At the end of July, we had a small party. The young son of one of our guests noted our wood stove. I said he may not touch it, but perhaps with an adult's assistance.

"No, you never may touch it!" the boy's father exclaimed.

I was startled by the father's emphatic response. My own son was slung on my hip, and just beginning to pull himself to standing and would soon be crawling.


"Don't let him see me open the stove!" I shooed my husband and son from the kitchen one late summer day.


Since our son walked early, we delved into "No!" and "Hot!" early. Before any of us were ready. 

When using the oven, I gated my son into the room adjacent, so we could see each other. I barricaded the stove with dining room chairs, when the oven was off. Just so he would get the idea. I hoped. My husband hated the chair barrier. I had to agree, it appeared we had been ransacked. Toys, kitchen utensils, towels, hiking brochures, telephone books, all the things within my son's reach were scattered about the kitchen and dining room. A up-ended couple wooden chairs made the scene far too chaotic.

"What else could I do?" I asked my husband. "I have to be able to get something done!"

Our house is small, each room a railroad to the next, making gates around the wood stove and kitchen range impossible, or at least very unpleasant. 

No! No touch! Hot! 

"Be consistent," my whole care provider said. "Put something up so you create a safe distance. Give him a drawer with things he can play with. He'll live at your feet in the kitchen. It's the way you'll get something done."

It was miserable. So many repetitions of 'no'. My son would burst into tears at my fearsome exclamations of NO. Tears of frustration, aggravation gathered in the corners of my eyes. How will I get anything done? 


Before my son became mobile, the 'wood stove room' was the center of our home. We call our living room the 'wood stove room'. The name gives a sense for how important wood heat is to us, for creating really comfortable warmth, for saving money, for simplifying (in winter, we heat only two rooms of our six room house), for security (our power goes out frequently - no power, no well, no heat, no electric kitchen range). 

As a young child, we had no fireplace, but we went camping often. Camping meant camp fires. I was allowed to light and tend the fires. I don't recall any discipline around the issue, but I do recall loving the responsibility, the smoky aroma in my hair... Around age seven or eight, we moved to a house that had a fireplace. I was allowed to build and light fires. We had long matches. "Light from the back forward," was the only advice I remember my father offering. 

My son became mobile right about the time heating season began.
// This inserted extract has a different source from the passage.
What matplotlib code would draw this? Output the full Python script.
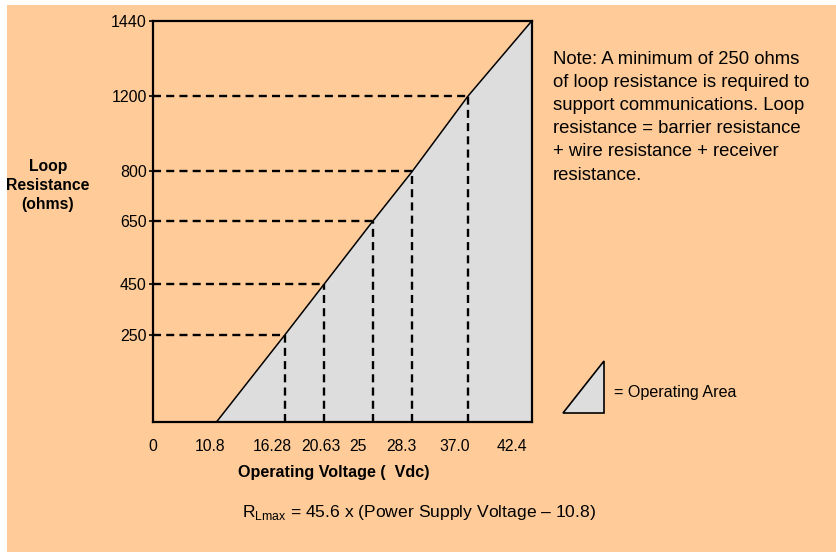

While we couldn't gate off the wood stove itself, we could entirely gate off the wood stove room.


My husband gathered my son, as I began to open the oven. "Let's go and play over here, Beren. I'll take him out so he doesn't see you opening the oven." 

"Oh, stay, it's ok for him to see me open the oven," I said. My inconsistencies must make my husband grey.

I had realized two things:
1.) Buying and erecting baby gates is easier than communicating to a baby. Communicating to a baby was more important and longer lasting than baby gates.
2.) Fire is essential to human existence. I didn't want to take fire away from my son. Colonial kids with open hearths made it, right?


We spent one hectic evening in the wood stove room with a makeshift barrier of an end table, a stool, and several 30 gallon tree pots filled with kindling. Like the barrier of up-ended chairs, it was not attractive -not even close to the ecru homes featured on the packaging for baby gates. 

Beren threw kindling around the room. 

"Ahh, ahh. MMm, MMM," he pointed to the wood stove.

Hot! my husband and I took turns exclaiming. After an hour or less, we retreated to the adjacent room, our bedroom, which is also contains a desk, crib, and toy box. It's not easy living in two rooms.


Each time Beren points at the wood stove from behind the gate, an adult exclaims Hot! Even so, he joins us in the wood stove room. When I build a fire, he hands me pieces of wood that he pulls from the end table. It's a random selection - a bow drill set and a figure four trap made in Tom Brown's Tracker School, cedar blocks, and a miniature replica of the statue of Jesus that stands above Rio de Janeiro.  


Today, months into wood season, Beren pointed at a portable heater in my whole care provider's office. "MMM," he said and began to approach the nifty object with vents and buttons and knobs.

"Hot. No." I said, sanely but firmly, I might add. 

He stopped. Pondered. And moved on.

"Good," my doctor said.

I'll admit, I felt very, very proud of my family.